Prescription fraught with many half-truths

State Rep. Paul Volenik’s ideas for universal health coverage paid for and managed by the government are a prescription for disaster. Like all statists the end justifies the means. So his prescription is filled with half-truths. This is usual for the Hancock County Democrats.

The most obvious problem with government run health care is that it has never worked in industrialized countries with viable economies. Maine does not now have a viable economy. The politicians in Augusta have driven us into a deep recession. Another problem he brushes off with palaver is the medical necessity and access determination. All government run programs fail to take care of the four percent of patients who have complex illnesses and problems. These include, but are not limited to, congenital heart defects and very ill cancer patients who need advanced state of art care and therapy. The United States is the place these patients come because their foreign-run government programs just allow them to fade away by not treating them.

The numbers and costs are not presented in a dynamic manner. Recently health care insurance rates have risen in response to rising health care costs. The simplistic funding plan presented by Rep. Volenik speaks legions about the future disaster we will face but is presented based on year old health care costs. Costs for private insurance respond quickly to the marketplace. The state will not respond quickly and will have to limit care within the two-year budget plan. Maine is running deficits and cannot afford pouring money into a dynamic changing health care industry.

The other area that is not even thought of is the free care or charitable patients. Maine Coast Memorial Hospital gave away or wrote off $800,000 of free care for the indigent. These patients will now be insured and the hospitals will be reimbursed. Since there never was a charge for these patients the numbers will never appear in the original plan. Their cost will be remarkably higher than predicted. But when there is no money left all good statists like Volenik and his henchmen will ask us to conserve and sacrifice for the greater good. This is the typical remedy of the state run systems short of funds and the ultimate result is the primitive system of medical care now practiced in the Soviet Union.

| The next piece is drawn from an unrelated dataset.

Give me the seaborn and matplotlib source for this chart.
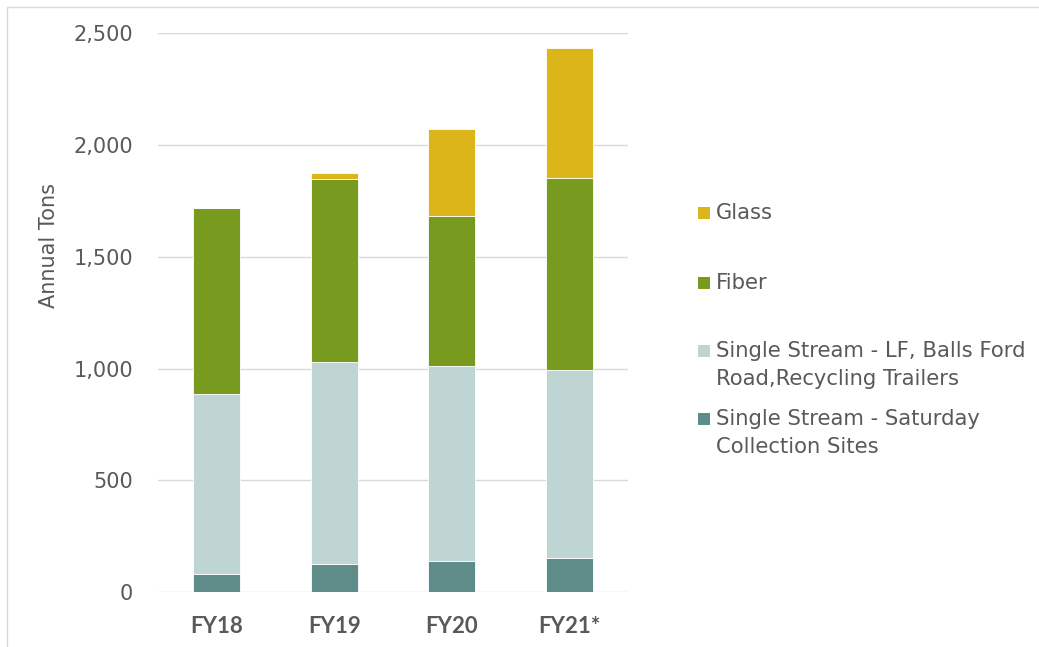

The concept that doctors will determine your health care access and needs in a state run system is another half-truth. Doctors will determine what and how much health care you will receive based on the rules set down by the payer. In this case it is a state bureaucracy. One only has to look at the way the Department of Human Services runs the child welfare and social work system for an example of the shabby, arbitrary and deadly results inherent in the state-run system.

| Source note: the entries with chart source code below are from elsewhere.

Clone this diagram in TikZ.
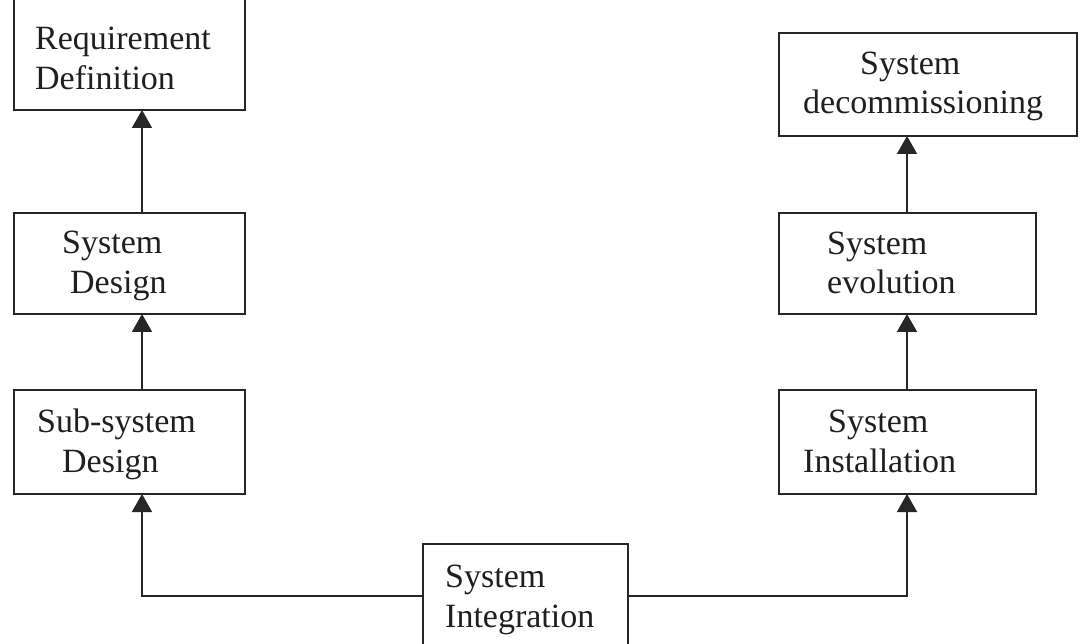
\documentclass[tikz,border=0pt]{standalone}
\usepackage{fontspec}
\setmainfont{Liberation Serif}
\usetikzlibrary{arrows.meta}
\begin{document}
\begin{tikzpicture}[x=1pt,y=-1pt,
  box/.style={draw=black!85, line width=1.6pt, rectangle, inner sep=0pt, outer sep=0pt},
  txt/.style={anchor=base west, inner sep=0pt, font=\fontsize{34}{40}\selectfont, text=black!88},
  link/.style={draw=black!85, line width=1.6pt, -{Triangle[width=20pt,length=18pt]}}]
\useasboundingbox (0,0) rectangle (1080,644);
\clip (0,0) rectangle (1080,644);
\fill[white] (0,0) rectangle (1080,644);

% stage boxes
\node[box, minimum width=231pt, minimum height=120pt] (rd)  at (129.5,50) {};
\node[box, minimum width=231pt, minimum height=101pt] (sd)  at (129.5,263.5) {};
\node[box, minimum width=231pt, minimum height=104pt] (ssd) at (129.5,442) {};
\node[box, minimum width=205pt, minimum height=104pt] (si)  at (525.5,596) {};
\node[box, minimum width=257pt, minimum height=104pt] (sin) at (907.5,442) {};
\node[box, minimum width=257pt, minimum height=101pt] (sev) at (907.5,263.5) {};
\node[box, minimum width=298pt, minimum height=103pt] (sdc) at (928,84.5) {};

% labels, one node per line
\node[txt] (rd1)  at (35,50)   {Requirement};
\node[txt] (rd2)  at (35,90)   {Definition};
\node[txt] (sd1)  at (62,254)  {System};
\node[txt] (sd2)  at (70,294)  {Design};
\node[txt] (ssd1) at (37,433)  {Sub-system};
\node[txt] (ssd2) at (62,473)  {Design};
\node[txt] (si1)  at (445,587) {System};
\node[txt] (si2)  at (445,627) {Integration};
\node[txt] (sin1) at (828,433) {System};
\node[txt] (sin2) at (803,473) {Installation};
\node[txt] (sev1) at (827,255) {System};
\node[txt] (sev2) at (827,294) {evolution};
\node[txt] (sdc1) at (860,75)  {System};
\node[txt] (sdc2) at (803,114) {decommissioning};

% connector columns
\coordinate (lx) at (142,0);
\coordinate (rx) at (907,0);

\draw[link] (sd.north -| lx) -- (rd.south -| lx);
\draw[link] (ssd.north -| lx) -- (sd.south -| lx);
\draw[link] (si.west) -| (ssd.south -| lx);
\draw[link] (si.east) -| (sin.south -| rx);
\draw[link] (sin.north -| rx) -- (sev.south -| rx);
\draw[link] (sev.north -| rx) -- (sdc.south -| rx);
\end{tikzpicture}
\end{document}
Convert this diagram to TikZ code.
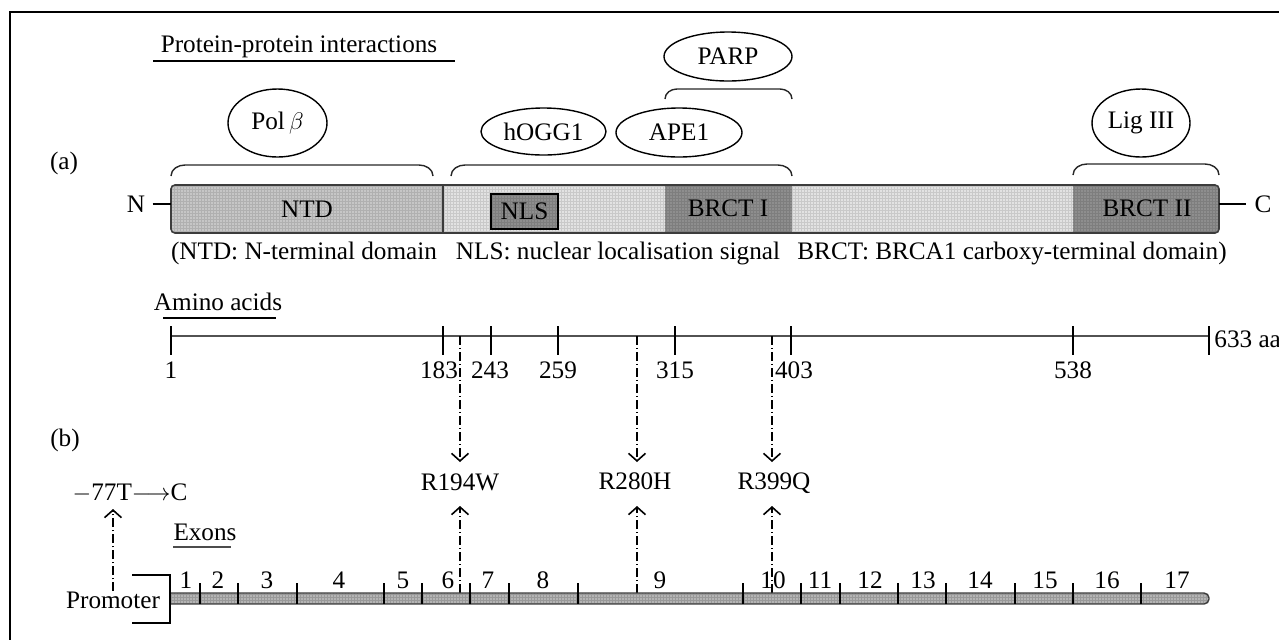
\documentclass[tikz,border=0pt]{standalone}
\usepackage{fontspec}
\setmainfont{Liberation Serif}
\usetikzlibrary{shapes.geometric,arrows.meta}

\definecolor{ntdfill}{HTML}{C6C6C6}
\definecolor{linkfill}{HTML}{E2E2E2}
\definecolor{brctfill}{HTML}{8E8E8E}
\definecolor{exonfill}{HTML}{B4B4B4}
\definecolor{barline}{HTML}{3C3C3C}

\begin{document}
\begin{tikzpicture}[x=0.5pt,y=-0.5pt,
  every node/.style={font=\fontsize{12.6pt}{15pt}\selectfont, inner sep=0pt},
  partner/.style={draw, ellipse, line width=0.7pt},
  brace/.style={draw=black!85, line width=0.7pt},
  tickmark/.style={line width=0.7pt},
  axisline/.style={draw=black!68, line width=1.4pt},
  underbar/.style={line width=0.7pt},
  texture/.style={black, opacity=0.11, line width=0.3pt},
  mutarrow/.style={line width=0.65pt,
    dash pattern=on 4.5pt off 1.4pt on 0.7pt off 1.4pt,
    -{Straight Barb[length=3.8pt,width=8.5pt,line width=0.8pt]}},
]
\useasboundingbox (0,0) rectangle (1279,639);

% outer frame (open to the right and bottom)
\draw[line width=1pt] (10,650) -- (10,12) -- (1290,12);

% ---------- (a) protein ----------
\node (ppi) at (299,47) {Protein-protein interactions};
\draw[underbar] (153,61) -- (455,61);
\node (labA) at (64,163) {(a)};

% interaction partners
\node[partner, minimum width=49.5pt, minimum height=34pt] (polb) at (277.5,123) {Pol\,$\beta$};
\node[partner, minimum width=62.5pt, minimum height=23.5pt] (hogg) at (543.5,131.5) {hOGG1};
\node[partner, minimum width=63pt, minimum height=24.5pt] (ape) at (679,132.5) {APE1};
\node[partner, minimum width=64pt, minimum height=24.5pt] (parp) at (728,56.5) {PARP};
\node[partner, minimum width=49pt, minimum height=34pt] (lig) at (1141,123) {Lig III};

% braces over the binding regions
\draw[brace] (171,176) to[out=90,in=180] (185,165) -- (419,165) to[out=0,in=90] (433,176);
\draw[brace] (451,176) to[out=90,in=180] (465,165) -- (778,165) to[out=0,in=90] (792,176);
\draw[brace] (665,99) to[out=90,in=180] (677,89) -- (780,89) to[out=0,in=90] (792,99);
\draw[brace] (1073,175) to[out=90,in=180] (1087,164) -- (1205,164) to[out=0,in=90] (1219,175);

% domain bar
\begin{scope}
  \clip[rounded corners=2pt] (171,185) rectangle (1219,233);
  \fill[linkfill] (171,185) rectangle (1219,233);
  \fill[ntdfill] (171,185) rectangle (443,233);
  \fill[brctfill] (665,185) rectangle (792,233);
  \fill[brctfill] (1073,185) rectangle (1219,233);
  \fill[brctfill] (491,194) rectangle (558,229);
  \draw[texture, step=1.5pt] (171,185) grid (1219,233);
\end{scope}
\draw[barline, line width=0.8pt, rounded corners=2pt] (171,185) rectangle (1219,233);
\draw[barline, line width=0.8pt] (443,185) -- (443,233);
\node[draw, line width=0.7pt, minimum width=33.5pt, minimum height=17.5pt] (nls) at (524.5,211.5) {NLS};
\node (ntd) at (307,209) {NTD};
\node (brct1) at (728,208) {BRCT I};
\node (brct2) at (1147,208) {BRCT II};

% termini
\coordinate (barW) at (171,204);
\coordinate (barE) at (1219,204);
\node (nterm) at (136,204) {N};
\node (cterm) at (1263,204) {C};
\draw[line width=0.7pt, shorten <=3.5pt] (nterm) -- (barW);
\draw[line width=0.7pt, shorten >=4pt] (barE) -- (cterm);

% legend
\node (capA) at (304,253) {(NTD: N-terminal domain};
\node (capB) at (618,253) {NLS: nuclear localisation signal};
\node (capC) at (1012,253) {BRCT: BRCA1 carboxy-terminal domain)};

% amino-acid scale
\node (aa) at (218,302) {Amino acids};
\draw[underbar] (163,318) -- (276,318);
\coordinate (axL) at (171,336);
\coordinate (axR) at (1209,336);
\draw[axisline] (axL) -- (axR);
\foreach \x in {171,443,491,558,675,791,1073,1209}
  \draw[tickmark] (\x,326) -- (\x,355);
\foreach \x/\t/\n in {171/1/p1, 439/183/p183, 490/243/p243, 558/259/p259,
                      675/315/p315, 794/403/p403, 1073/538/p538}
  \node (\n) at (\x,370) {\t};
\node[anchor=west] (p633) at (1214,339) {633 aa};

% ---------- (b) gene ----------
\node (labB) at (65,440) {(b)};

% mutations
\node (m1) at (460,482) {R194W};
\node (m2) at (635,481) {R280H};
\node (m3) at (774,483) {R399Q};
\node (prom77) at (130,493) {$-$77T$\longrightarrow$C};

\coordinate (a1) at (460,336); \coordinate (d1) at (460,462);
\coordinate (a2) at (637,336); \coordinate (d2) at (637,462);
\coordinate (a3) at (772,336); \coordinate (d3) at (772,462);
\draw[mutarrow] (a1) -- (d1);
\draw[mutarrow] (a2) -- (d2);
\draw[mutarrow] (a3) -- (d3);

\coordinate (e1) at (460,593); \coordinate (u1) at (460,506);
\coordinate (e2) at (637,593); \coordinate (u2) at (637,506);
\coordinate (e3) at (772,593); \coordinate (u3) at (772,506);
\draw[mutarrow] (e1) -- (u1);
\draw[mutarrow] (e2) -- (u2);
\draw[mutarrow] (e3) -- (u3);

% exon map
\node (exons) at (205,532) {Exons};
\draw[underbar, draw=black!70] (173,547) -- (231,547);

\node (prom) at (113,600) {Promoter};
\coordinate (u0) at (113,509);
\draw[mutarrow] (prom.north) -- (u0);
\draw[line width=0.8pt] (132,575) -- (170,575) -- (170,623) -- (132,623);

\begin{scope}
  \clip (171,593) [rounded corners=2.5pt]-- (1209,593) -- (1209,604) [sharp corners]-- (171,604) -- cycle;
  \fill[exonfill] (171,593) rectangle (1209,604);
  \draw[texture, opacity=0.15, step=1.5pt] (171,593) grid (1209,604);
\end{scope}
\draw[barline, line width=0.7pt] (171,593) [rounded corners=2.5pt]-- (1209,593) -- (1209,604) [sharp corners]-- (171,604);

\foreach \x in {200,238,297,384,422,470,509,578,743,801,840,898,946,1015,1073,1141}
  \draw[tickmark] (\x,583) -- (\x,604);
\foreach \x/\t in {186/1,218/2,267/3,339/4,403/5,448/6,488/7,543/8,660/9,773/10,
                   820/11,870/12,923/13,980/14,1045/15,1107/16,1177/17}
  \node (ex\t) at (\x,580) {\t};
\end{tikzpicture}
\end{document}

If the present legislators who are behind this program really wanted to be first in the nation they would present a positive plan that gets both the insurance companies and the government out of the power position in health care. That system is available and viable. It is patient power oriented and allows both the patient and their physician choice. I will present that positive plan as a prescription for choice and individual freedom in my next letter to the editor.

Davis Hart, D.O., FACOS is a Libertarian from Surry.